**Aim:** Reproduce the listing below in full and without alteration, apart from its pictures.

_____

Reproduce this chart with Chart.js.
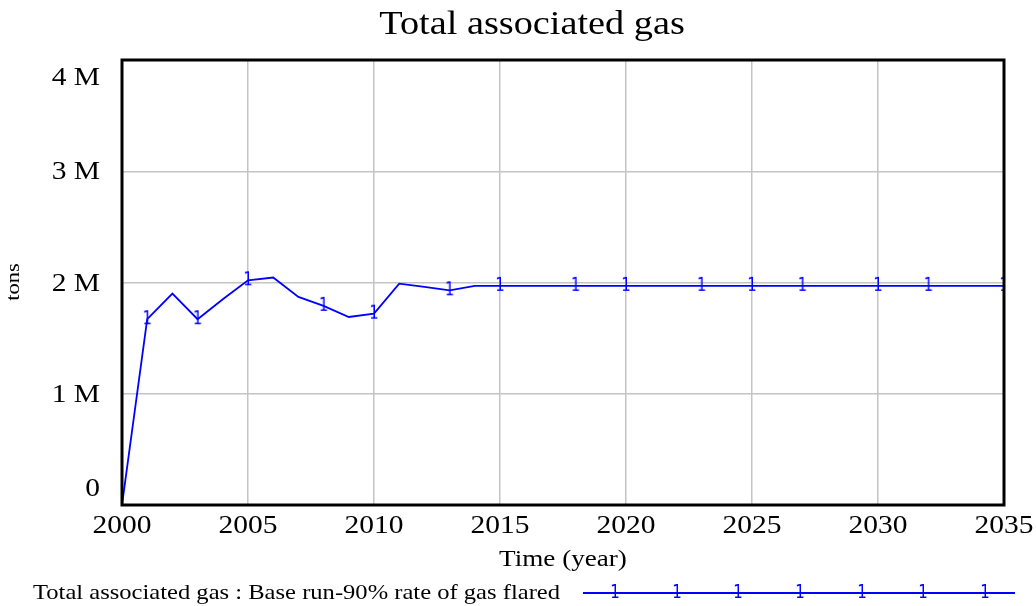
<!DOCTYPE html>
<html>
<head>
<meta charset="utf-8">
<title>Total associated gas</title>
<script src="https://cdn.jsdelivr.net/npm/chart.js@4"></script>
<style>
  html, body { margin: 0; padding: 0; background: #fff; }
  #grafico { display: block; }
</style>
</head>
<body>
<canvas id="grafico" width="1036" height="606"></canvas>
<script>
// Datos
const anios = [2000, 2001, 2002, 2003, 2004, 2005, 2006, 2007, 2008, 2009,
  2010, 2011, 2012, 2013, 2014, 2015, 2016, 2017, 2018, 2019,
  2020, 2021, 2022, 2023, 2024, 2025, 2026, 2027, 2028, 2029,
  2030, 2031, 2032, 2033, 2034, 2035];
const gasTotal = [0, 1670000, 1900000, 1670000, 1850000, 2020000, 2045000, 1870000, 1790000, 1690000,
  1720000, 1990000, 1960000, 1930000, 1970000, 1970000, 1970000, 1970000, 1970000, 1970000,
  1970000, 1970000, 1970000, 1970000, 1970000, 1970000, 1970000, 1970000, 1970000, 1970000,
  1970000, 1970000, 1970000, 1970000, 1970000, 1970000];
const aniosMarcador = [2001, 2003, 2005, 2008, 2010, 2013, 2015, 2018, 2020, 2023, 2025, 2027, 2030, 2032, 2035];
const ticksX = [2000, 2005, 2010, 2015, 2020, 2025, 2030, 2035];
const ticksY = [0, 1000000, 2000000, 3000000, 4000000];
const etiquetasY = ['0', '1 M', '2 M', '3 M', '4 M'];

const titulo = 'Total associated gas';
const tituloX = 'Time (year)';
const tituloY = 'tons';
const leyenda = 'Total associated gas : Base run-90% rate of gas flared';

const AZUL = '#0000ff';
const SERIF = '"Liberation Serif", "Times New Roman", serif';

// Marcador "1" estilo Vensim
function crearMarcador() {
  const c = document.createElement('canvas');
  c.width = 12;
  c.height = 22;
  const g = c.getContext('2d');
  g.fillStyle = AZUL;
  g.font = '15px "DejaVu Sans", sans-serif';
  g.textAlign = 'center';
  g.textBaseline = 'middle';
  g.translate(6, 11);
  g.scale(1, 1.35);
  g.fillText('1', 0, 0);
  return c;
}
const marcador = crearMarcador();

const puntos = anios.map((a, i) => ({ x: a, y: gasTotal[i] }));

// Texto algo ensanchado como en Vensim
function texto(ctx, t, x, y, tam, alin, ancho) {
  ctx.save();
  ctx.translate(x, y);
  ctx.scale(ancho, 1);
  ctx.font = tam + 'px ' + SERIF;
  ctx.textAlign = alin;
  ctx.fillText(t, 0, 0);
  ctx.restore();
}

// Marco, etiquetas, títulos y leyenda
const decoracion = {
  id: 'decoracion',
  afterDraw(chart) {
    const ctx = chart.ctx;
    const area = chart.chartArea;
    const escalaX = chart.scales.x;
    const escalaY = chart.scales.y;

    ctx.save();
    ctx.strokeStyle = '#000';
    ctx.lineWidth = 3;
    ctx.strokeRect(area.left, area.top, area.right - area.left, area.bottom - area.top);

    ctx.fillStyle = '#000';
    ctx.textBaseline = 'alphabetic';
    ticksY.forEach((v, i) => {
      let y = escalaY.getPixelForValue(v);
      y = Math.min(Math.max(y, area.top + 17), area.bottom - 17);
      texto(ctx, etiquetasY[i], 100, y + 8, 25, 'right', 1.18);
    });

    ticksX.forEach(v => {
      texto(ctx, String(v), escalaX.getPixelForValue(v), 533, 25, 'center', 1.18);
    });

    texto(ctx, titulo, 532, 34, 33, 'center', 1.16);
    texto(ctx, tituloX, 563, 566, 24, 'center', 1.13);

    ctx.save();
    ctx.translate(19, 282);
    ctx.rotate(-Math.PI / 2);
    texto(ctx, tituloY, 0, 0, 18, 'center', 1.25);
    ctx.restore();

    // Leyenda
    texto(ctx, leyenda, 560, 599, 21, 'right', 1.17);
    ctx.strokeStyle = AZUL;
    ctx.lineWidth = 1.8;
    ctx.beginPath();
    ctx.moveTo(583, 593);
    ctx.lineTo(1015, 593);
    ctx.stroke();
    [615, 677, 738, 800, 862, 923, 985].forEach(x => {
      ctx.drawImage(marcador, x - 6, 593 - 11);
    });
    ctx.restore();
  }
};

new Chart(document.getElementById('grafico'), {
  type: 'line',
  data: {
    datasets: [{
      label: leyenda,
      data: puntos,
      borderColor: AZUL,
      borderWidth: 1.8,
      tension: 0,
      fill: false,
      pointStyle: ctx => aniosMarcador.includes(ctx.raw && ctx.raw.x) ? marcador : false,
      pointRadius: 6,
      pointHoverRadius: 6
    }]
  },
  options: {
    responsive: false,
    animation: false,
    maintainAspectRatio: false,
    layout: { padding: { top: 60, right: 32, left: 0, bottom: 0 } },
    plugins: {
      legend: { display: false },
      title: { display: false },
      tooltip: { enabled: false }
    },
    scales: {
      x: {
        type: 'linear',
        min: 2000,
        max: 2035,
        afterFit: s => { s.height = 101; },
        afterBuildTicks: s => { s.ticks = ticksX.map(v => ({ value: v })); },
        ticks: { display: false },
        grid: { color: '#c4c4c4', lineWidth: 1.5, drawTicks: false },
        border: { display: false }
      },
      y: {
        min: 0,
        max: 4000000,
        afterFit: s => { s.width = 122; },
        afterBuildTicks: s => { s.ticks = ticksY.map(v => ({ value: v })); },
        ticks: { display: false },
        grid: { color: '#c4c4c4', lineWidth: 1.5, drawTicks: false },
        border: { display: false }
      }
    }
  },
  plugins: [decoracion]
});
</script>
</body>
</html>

_____

**Complete answer:**
Reproduce this chart with Chart.js.
<!DOCTYPE html>
<html>
<head>
<meta charset="utf-8">
<title>Total associated gas</title>
<script src="https://cdn.jsdelivr.net/npm/chart.js@4"></script>
<style>
  html, body { margin: 0; padding: 0; background: #fff; }
  #grafico { display: block; }
</style>
</head>
<body>
<canvas id="grafico" width="1036" height="606"></canvas>
<script>
// Datos
const anios = [2000, 2001, 2002, 2003, 2004, 2005, 2006, 2007, 2008, 2009,
  2010, 2011, 2012, 2013, 2014, 2015, 2016, 2017, 2018, 2019,
  2020, 2021, 2022, 2023, 2024, 2025, 2026, 2027, 2028, 2029,
  2030, 2031, 2032, 2033, 2034, 2035];
const gasTotal = [0, 1670000, 1900000, 1670000, 1850000, 2020000, 2045000, 1870000, 1790000, 1690000,
  1720000, 1990000, 1960000, 1930000, 1970000, 1970000, 1970000, 1970000, 1970000, 1970000,
  1970000, 1970000, 1970000, 1970000, 1970000, 1970000, 1970000, 1970000, 1970000, 1970000,
  1970000, 1970000, 1970000, 1970000, 1970000, 1970000];
const aniosMarcador = [2001, 2003, 2005, 2008, 2010, 2013, 2015, 2018, 2020, 2023, 2025, 2027, 2030, 2032, 2035];
const ticksX = [2000, 2005, 2010, 2015, 2020, 2025, 2030, 2035];
const ticksY = [0, 1000000, 2000000, 3000000, 4000000];
const etiquetasY = ['0', '1 M', '2 M', '3 M', '4 M'];

const titulo = 'Total associated gas';
const tituloX = 'Time (year)';
const tituloY = 'tons';
const leyenda = 'Total associated gas : Base run-90% rate of gas flared';

const AZUL = '#0000ff';
const SERIF = '"Liberation Serif", "Times New Roman", serif';

// Marcador "1" estilo Vensim
function crearMarcador() {
  const c = document.createElement('canvas');
  c.width = 12;
  c.height = 22;
  const g = c.getContext('2d');
  g.fillStyle = AZUL;
  g.font = '15px "DejaVu Sans", sans-serif';
  g.textAlign = 'center';
  g.textBaseline = 'middle';
  g.translate(6, 11);
  g.scale(1, 1.35);
  g.fillText('1', 0, 0);
  return c;
}
const marcador = crearMarcador();

const puntos = anios.map((a, i) => ({ x: a, y: gasTotal[i] }));

// Texto algo ensanchado como en Vensim
function texto(ctx, t, x, y, tam, alin, ancho) {
  ctx.save();
  ctx.translate(x, y);
  ctx.scale(ancho, 1);
  ctx.font = tam + 'px ' + SERIF;
  ctx.textAlign = alin;
  ctx.fillText(t, 0, 0);
  ctx.restore();
}

// Marco, etiquetas, títulos y leyenda
const decoracion = {
  id: 'decoracion',
  afterDraw(chart) {
    const ctx = chart.ctx;
    const area = chart.chartArea;
    const escalaX = chart.scales.x;
    const escalaY = chart.scales.y;

    ctx.save();
    ctx.strokeStyle = '#000';
    ctx.lineWidth = 3;
    ctx.strokeRect(area.left, area.top, area.right - area.left, area.bottom - area.top);

    ctx.fillStyle = '#000';
    ctx.textBaseline = 'alphabetic';
    ticksY.forEach((v, i) => {
      let y = escalaY.getPixelForValue(v);
      y = Math.min(Math.max(y, area.top + 17), area.bottom - 17);
      texto(ctx, etiquetasY[i], 100, y + 8, 25, 'right', 1.18);
    });

    ticksX.forEach(v => {
      texto(ctx, String(v), escalaX.getPixelForValue(v), 533, 25, 'center', 1.18);
    });

    texto(ctx, titulo, 532, 34, 33, 'center', 1.16);
    texto(ctx, tituloX, 563, 566, 24, 'center', 1.13);

    ctx.save();
    ctx.translate(19, 282);
    ctx.rotate(-Math.PI / 2);
    texto(ctx, tituloY, 0, 0, 18, 'center', 1.25);
    ctx.restore();

    // Leyenda
    texto(ctx, leyenda, 560, 599, 21, 'right', 1.17);
    ctx.strokeStyle = AZUL;
    ctx.lineWidth = 1.8;
    ctx.beginPath();
    ctx.moveTo(583, 593);
    ctx.lineTo(1015, 593);
    ctx.stroke();
    [615, 677, 738, 800, 862, 923, 985].forEach(x => {
      ctx.drawImage(marcador, x - 6, 593 - 11);
    });
    ctx.restore();
  }
};

new Chart(document.getElementById('grafico'), {
  type: 'line',
  data: {
    datasets: [{
      label: leyenda,
      data: puntos,
      borderColor: AZUL,
      borderWidth: 1.8,
      tension: 0,
      fill: false,
      pointStyle: ctx => aniosMarcador.includes(ctx.raw && ctx.raw.x) ? marcador : false,
      pointRadius: 6,
      pointHoverRadius: 6
    }]
  },
  options: {
    responsive: false,
    animation: false,
    maintainAspectRatio: false,
    layout: { padding: { top: 60, right: 32, left: 0, bottom: 0 } },
    plugins: {
      legend: { display: false },
      title: { display: false },
      tooltip: { enabled: false }
    },
    scales: {
      x: {
        type: 'linear',
        min: 2000,
        max: 2035,
        afterFit: s => { s.height = 101; },
        afterBuildTicks: s => { s.ticks = ticksX.map(v => ({ value: v })); },
        ticks: { display: false },
        grid: { color: '#c4c4c4', lineWidth: 1.5, drawTicks: false },
        border: { display: false }
      },
      y: {
        min: 0,
        max: 4000000,
        afterFit: s => { s.width = 122; },
        afterBuildTicks: s => { s.ticks = ticksY.map(v => ({ value: v })); },
        ticks: { display: false },
        grid: { color: '#c4c4c4', lineWidth: 1.5, drawTicks: false },
        border: { display: false }
      }
    }
  },
  plugins: [decoracion]
});
</script>
</body>
</html>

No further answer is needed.